Although he is not practicing, Rosner identifies as Jewish.

== IQ tests ==
In 1985, he scored 44 of 48 on Ron Hoeflin's Mega Test, sufficient to gain entry into the Mega Society. The Mega Test is described in a history of IQ testing as "a nonstandardized test put out by an obscure group known as Mega, supposedly the world's most selective organization of geniuses." In 1991 he retook the test and achieved 47 of 48. From 1991 to 1997, Rosner was editor of Noesis, the journal of the Mega Society. Rick completed Hoeflin's Titan Test and is the first individual to have answered all 48 questions correctly.

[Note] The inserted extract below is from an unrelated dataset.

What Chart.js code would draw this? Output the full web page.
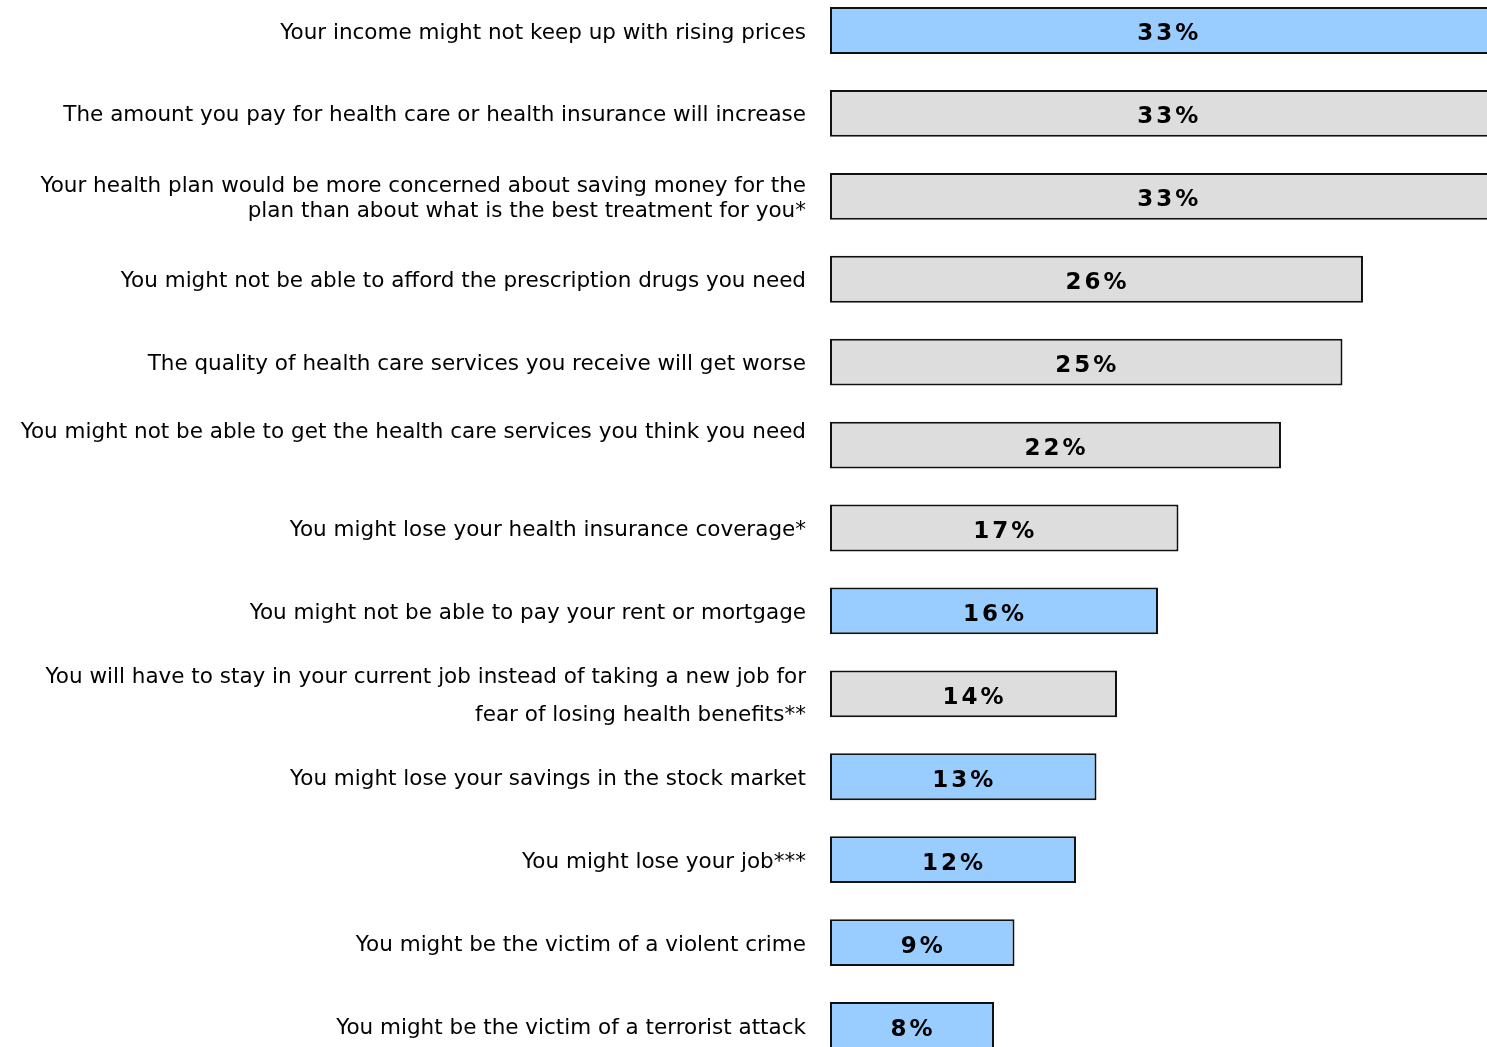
<!DOCTYPE html>
<html>
<head>
<meta charset="utf-8">
<script src="https://cdn.jsdelivr.net/npm/chart.js@4"></script>
<style>
  html, body { margin: 0; padding: 0; background: #fff; overflow: hidden; }
  #wrap { position: absolute; left: 0; top: -11px; width: 1487px; height: 1078px; }
</style>
</head>
<body>
<div id="wrap"><canvas id="chart"></canvas></div>
<script>
// Worry items (multi-line labels kept as arrays)
const categories = [
  'Your income might not keep up with rising prices',
  'The amount you pay for health care or health insurance will increase',
  ['Your health plan would be more concerned about saving money for the', 'plan than about what is the best treatment for you*'],
  'You might not be able to afford the prescription drugs you need',
  'The quality of health care services you receive will get worse',
  ['You might not be able to get the health care services you think you need', ''],
  'You might lose your health insurance coverage*',
  'You might not be able to pay your rent or mortgage',
  ['You will have to stay in your current job instead of taking a new job for', 'fear of losing health benefits**'],
  'You might lose your savings in the stock market',
  'You might lose your job***',
  'You might be the victim of a violent crime',
  'You might be the victim of a terrorist attack'
];

// Percent worried
const values = [33, 33, 33, 26, 25, 22, 17, 16, 14, 13, 12, 9, 8];

// Which items are health related (grey) vs general (blue)
const healthItem = [false, true, true, true, true, true, true, false, true, false, false, false, false];

const BLUE = '#99CCFF';
const GREY = '#DDDDDD';

// Draw the % labels centred in each bar
const valueLabels = {
  id: 'valueLabels',
  afterDatasetsDraw(chart) {
    const ctx = chart.ctx;
    const x = chart.scales.x;
    const meta = chart.getDatasetMeta(0);
    ctx.save();
    ctx.font = 'bold 23px "DejaVu Sans"';
    ctx.letterSpacing = '3px';
    ctx.fillStyle = '#000';
    ctx.textAlign = 'center';
    ctx.textBaseline = 'middle';
    meta.data.forEach((bar, i) => {
      const cx = x.getPixelForValue(values[i] / 2) + 1;
      ctx.fillText(values[i] + '%', cx, bar.y + 4);
    });
    ctx.restore();
  }
};

// Per-label line spacing, to follow the original layout
const lineHeights = [1, 1, 25, 1, 1, 30, 1, 1, 38, 1, 1, 1, 1];

new Chart(document.getElementById('chart'), {
  type: 'bar',
  data: {
    labels: categories,
    datasets: [{
      data: values,
      backgroundColor: healthItem.map(h => h ? GREY : BLUE),
      borderColor: '#111',
      borderWidth: 2,
      borderSkipped: false,
      categoryPercentage: 1,
      barPercentage: 0.565
    }]
  },
  options: {
    indexAxis: 'y',
    responsive: true,
    maintainAspectRatio: false,
    animation: false,
    layout: { padding: 0 },
    plugins: {
      legend: { display: false },
      tooltip: { enabled: false }
    },
    scales: {
      x: {
        display: false,
        min: 0,
        max: 32.05
      },
      y: {
        grid: { display: false, drawTicks: false },
        border: { display: false },
        afterFit(scale) {
          scale.width = 830;
          scale.paddingTop = 0;
          scale.paddingBottom = 0;
        },
        ticks: {
          padding: 24,
          labelOffset: 2.5,
          color: '#000',
          autoSkip: false,
          font: (c) => ({
            family: '"DejaVu Sans"',
            size: 21.5,
            lineHeight: lineHeights[c.index] > 1 ? lineHeights[c.index] + 'px' : 1.2
          })
        }
      }
    }
  },
  plugins: [valueLabels]
});
</script>
</body>
</html>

No professionally designed and validated IQ test claims to distinguish test-takers at a one-in-a-million level of rarity of score. The standard score range of most currently normed IQ tests is from IQ 40 to IQ 160. A score of 160 corresponds to a rarity of about 1 person in 30,000 (leaving aside the issue of error of measurement common to all IQ tests), which falls short of the Mega Society's 1 in a million entry requirement. IQ scores above this level are dubious (pending additional research), as there are insufficient normative cases upon which to base a statistically justified rank-ordering. High IQ scores are less reliably reported than IQ scores nearer to the population mean due to the inherently volatile assessment parameters that come from the limited data availability. The Mega Test has been criticized by professional psychologists as improperly designed and scored, "nothing short of number pulverization". Neither the Titan nor Mega tests are considered useful to psychologists in their current format, owing to their lack of supervision and time limits. The Titan test is further criticised for having multiple similar and non independent questions. Both tests have been shown to significantly over-report IQ.

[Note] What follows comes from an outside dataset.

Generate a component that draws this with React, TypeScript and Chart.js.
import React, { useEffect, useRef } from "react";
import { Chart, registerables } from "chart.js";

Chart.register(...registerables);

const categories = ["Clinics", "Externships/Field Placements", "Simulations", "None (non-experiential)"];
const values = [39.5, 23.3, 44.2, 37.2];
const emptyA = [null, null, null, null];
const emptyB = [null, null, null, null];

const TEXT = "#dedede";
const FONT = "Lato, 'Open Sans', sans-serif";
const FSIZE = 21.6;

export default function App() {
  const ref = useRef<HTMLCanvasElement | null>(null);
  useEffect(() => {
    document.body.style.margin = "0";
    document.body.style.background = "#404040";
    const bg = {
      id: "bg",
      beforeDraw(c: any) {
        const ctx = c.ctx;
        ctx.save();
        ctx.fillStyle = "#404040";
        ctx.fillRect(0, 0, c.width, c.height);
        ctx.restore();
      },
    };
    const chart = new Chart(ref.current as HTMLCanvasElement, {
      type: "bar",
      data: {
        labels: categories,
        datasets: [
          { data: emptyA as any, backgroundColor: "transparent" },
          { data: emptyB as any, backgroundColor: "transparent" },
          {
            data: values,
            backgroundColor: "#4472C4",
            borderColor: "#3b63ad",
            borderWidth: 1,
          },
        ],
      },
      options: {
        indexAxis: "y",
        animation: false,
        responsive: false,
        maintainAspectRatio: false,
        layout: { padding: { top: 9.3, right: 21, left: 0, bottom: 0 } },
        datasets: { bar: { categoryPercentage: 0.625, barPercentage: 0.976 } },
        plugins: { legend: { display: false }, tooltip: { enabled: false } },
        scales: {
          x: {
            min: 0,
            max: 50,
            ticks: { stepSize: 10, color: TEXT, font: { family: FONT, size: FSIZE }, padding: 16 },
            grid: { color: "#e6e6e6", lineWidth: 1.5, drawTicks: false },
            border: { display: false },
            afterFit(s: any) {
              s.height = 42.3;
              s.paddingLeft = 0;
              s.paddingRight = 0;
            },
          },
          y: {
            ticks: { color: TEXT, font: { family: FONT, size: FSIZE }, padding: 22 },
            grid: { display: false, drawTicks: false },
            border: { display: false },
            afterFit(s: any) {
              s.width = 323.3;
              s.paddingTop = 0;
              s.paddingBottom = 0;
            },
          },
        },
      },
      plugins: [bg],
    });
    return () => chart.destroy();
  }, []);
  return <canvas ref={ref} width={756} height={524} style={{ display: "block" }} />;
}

Taking after the clinical views and opinions of Dr. Howard Gardner, Rosner has argued that "the whole idea of IQ is a little wobbly" due to its attempt to measure linearly what he views as a property with many different aspects.

==Media activity and appearances==
Rosner began writing for quiz shows in 1987 on the MTV series Remote Control. He then scripted a number of clip shows, countdowns, and outtake programs in the 1990s. Rosner's 2000 appearance on the quiz show Who Wants to Be a Millionaire led to a lawsuit over an allegedly flawed question he missed on the elevation of various country capitals. Rosner was asked, "What capital city is located at the highest altitude above sea level?" and given four answer choices: Mexico City, Quito, Bogotá, and Kathmandu. Rosner answered Kathmandu; Quito is 8% higher. Nonetheless, Rosner sued. Rosner's demand letter to the show insisted that a different city, not on the list of four answer choices, was the world's highest capital. The show responded that that did not matter.
"After reading your letters and reviewing our research, we continue to believe that the answer to your $16,000 question is correct," headquarters responded. "Of the four capital cities given as answer choices, Quito is the highest and, thus, is the correct answer. As you may remember, the Official Rules for the competition, as well as the Contestant Release and Eligibility Form that you signed, provide that the decisions of the judges relating to all aspects of the game, including questions and answers, are final. Under these circumstances, we do not believe that a return trip to the show is warranted in your case.
— Chotzinoff, Robin, Surrender, Regis (2000) (quoting response from Who Wants to Be a Millionaire?)

Rosner's letter-writing campaign and attempts to get brought back on the show led to his being profiled in the Errol Morris series First Person. Jimmy Kimmel later hired him as a writer, producer and occasional on-air talent. In 2008, he appeared in a Domino's Pizza ad for a line of oven-baked sandwiches. In April 2009 and August 2013, Rosner appeared on Bill Simmons' ESPN podcast The B.S. Report. In May 2009 Rosner was featured on an episode of A&E Television's Obsessed. The episode focused on his obsession with working out due to a fear of aging and dying.